As the case law around stipulations has developed, it’s become more evident what type of stipulation to use and when, according to Fish & Richardson PC partner Karl Renner. The closer the trial date is to the board’s final decision, the broader the stipulation needed to ensure consideration on the merits.
“In the beginning, it just wasn’t clear. Petitioners, lacking confidence that stipulations would encourage institution, were reticent to forgo through stipulation their litigation defenses, and many were denied institution as a result. Petitioners have since gained an understanding — [though] they don’t necessarily like it — of how to find the balance the PTAB wants,” Renner said.

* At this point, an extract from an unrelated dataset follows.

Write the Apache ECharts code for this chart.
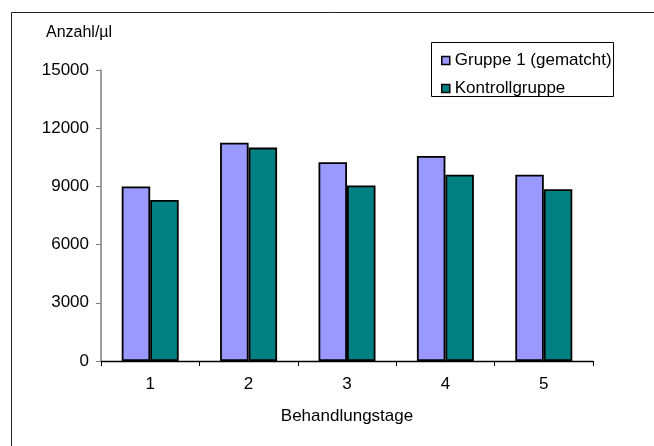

The recent drop in Fintiv denials, however, might not be enough to ensure that the policy survives in light of potential rulemaking by the USPTO and the pending legal challenge by the tech companies. And the decrease in such denials likely won’t ease concerns by those opposed to the policy, according to Bemben, the Sterne Kessler attorney.
“Given the strong reactions Fintiv has provoked — both for and against — and the effort those challenging Fintiv have expended, I do not expect that the board’s current trend, if continued, would satisfy the parties challenging Fintiv,” he said.
Methodology: Unified Patents maintains its own internal database containing data aggregated from the USPTO, and it identified the universe of Fintiv institution decisions with a word search. Law360 manually examined each decision and removed any that were not decided based on a Fintiv analysis.